Rolling contact fatigue and wear are the principal damages for EMU wheels. The main strengthening methods for EMU wheel steels include solution strengthening, precipitation strengthening and compound strengthening, all of which can be realized by alloy design. However, the influence mechanism of different strengthening methods on rolling contact fatigue and wear of EMU wheel steel is still unclear. In this project, rolling/sliding tests will be conducted for wheel steels that are respectively optimized by the strengthening methods stated above, where typical service conditions of EMU wheel are simulated.
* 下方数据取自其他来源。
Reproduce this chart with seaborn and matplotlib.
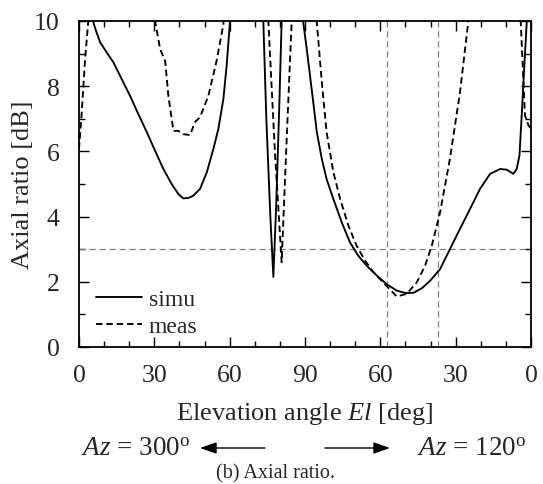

Considering the occurred condition of rolling contact fatigue and wear, wear resistance of wheel steel will be studied in dry condition, while rolling contact fatigue resistance of wheel steel will be studied in dry–wet condition. The tests at a linear speed of 5.65 km/h will be conducted to preliminarily determine the rolling contact fatigue and wear resistance of wheel steels. Then, the damage behavior of wheel steels in high-speed operation will be investigated at a linear speed of 250 km/h. After the test, the evolution of microstructure and property within the surface material will be analyzed. Then, the influence of microstructure and property evolution on rolling contact fatigue, wear and their competition will be investigated. Based on these studies, the influence mechanism of different strengthening methods on the damage behavior of EMU wheel steel in high-speed operation can be revealed. The findings from this project can provide a theoretical basis for determining the alloy design method to develop EMU wheel steels with better fatigue and wear resistance. They are also helpful to determine the material selection of high–speed EMU wheel according to the service conditions.

滚动接触疲劳和磨损是动车组车轮的主要损伤形式。通过合金优化设计以实现固溶强化、析出强化、固溶和析出复合强化是动车组车轮钢的主要强化机制。目前，不同强化机制对动车组车轮钢滚动接触疲劳和磨损的影响机理尚不清楚。本项目模拟典型的动车组车轮服役工况，对不同强化机制车轮钢进行滚动试验。根据疲劳和磨损发生的条件，在干态条件下研究磨损性能，在干态–水润滑条件下研究滚动接触疲劳性能。通过线速度5.65km/h的低速试验初步确定车轮钢滚动接触疲劳和磨损性能，然后通过线速度250km/h的高速试验进一步研究车轮钢在高速服役工况下的损伤行为。试验后，分析试样表层材料的组织和性能演变；阐明组织和性能演变对滚动接触疲劳、磨损和二者竞争关系的影响规律；揭示高速服役工况下强化机制对车轮钢损伤的影响机理。项目研究成果可为确定抗疲劳、抗磨损动车组车轮钢的合金化设计路线和不同服役工况下高速动车组车轮的选材方案提供理论支撑。

滚动接触疲劳和磨损是动车组车轮的主要损伤形式。针对服役工况、强化机制和缺陷对车轮钢滚动接触疲劳和磨损影响机理尚不清楚的问题，本项目开展了深入研究。通过试验和仿真分析了不同服役工况下车轮钢的滚动接触疲劳和磨损行为，建立了车轮钢磨损、裂纹萌生与扩展预测模型，阐明了服役工况对车轮钢疲劳和磨损的影响规律，提出了基于服役工况的动车组车轮选材方案，即低运行速度和低滑差率条件下，选用耐磨损车轮钢；低运行速度、高滑差率条件和高运行速度、低滑差率条件下，选用抗疲劳车轮钢；高运行速度和高滑差率条件下，车轮钢应兼具良好的疲劳和磨损性能。通过合金化设计和夹杂物改性对车轮钢进行强化，研究了不同强化机制车轮钢的微观组织、力学性能、疲劳与磨损性能；阐明了析出强化对车轮钢磨损性能的影响机理，发现析出强化可通过提高屈服强度改善车轮抗多边形磨损能力；建立了车轮热疲劳损伤仿真模型，分析了材料种类对热疲劳损伤的影响规律，发现固溶强化车轮钢在高温升速率下的相变温度明显高于普通车轮钢，因此具有良好的抗热疲劳损伤能力；通过试验和有限元仿真分析了夹杂物特征对疲劳裂纹扩展的影响规律，发现夹杂物塑性化处理后，硬质氧化物夹杂被软质硫化物包裹，夹杂物周围的镶嵌应力显著降低，车轮钢抗裂纹扩展能力提高。通过试验和仿真研究了含表面和内部缺陷车轮的滚动接触疲劳行为，建立了基于多轴疲劳模型和临界距离法的含表面缺陷车轮钢疲劳裂纹萌生模型，阐明了表面缺陷对接触疲劳损伤的影响机制，确定了诱发疲劳裂纹萌生的表面缺陷临界尺寸；通过本研究提出的缺陷疲劳评估法获得了轮辋内部缺陷的真实形状和尺寸，通过本研究提出的II型裂纹扩展试验方法获得了车轮钢II型裂纹扩展门槛值，在此基础上建立了辋裂裂纹萌生预测模型，确定了不同工况下引起动车组车轮辋裂裂纹萌生的内部缺陷临界尺寸。上述研究成果可为抗疲劳、耐磨损车轮钢的研制和动车组车轮的安全服役提供理论支撑。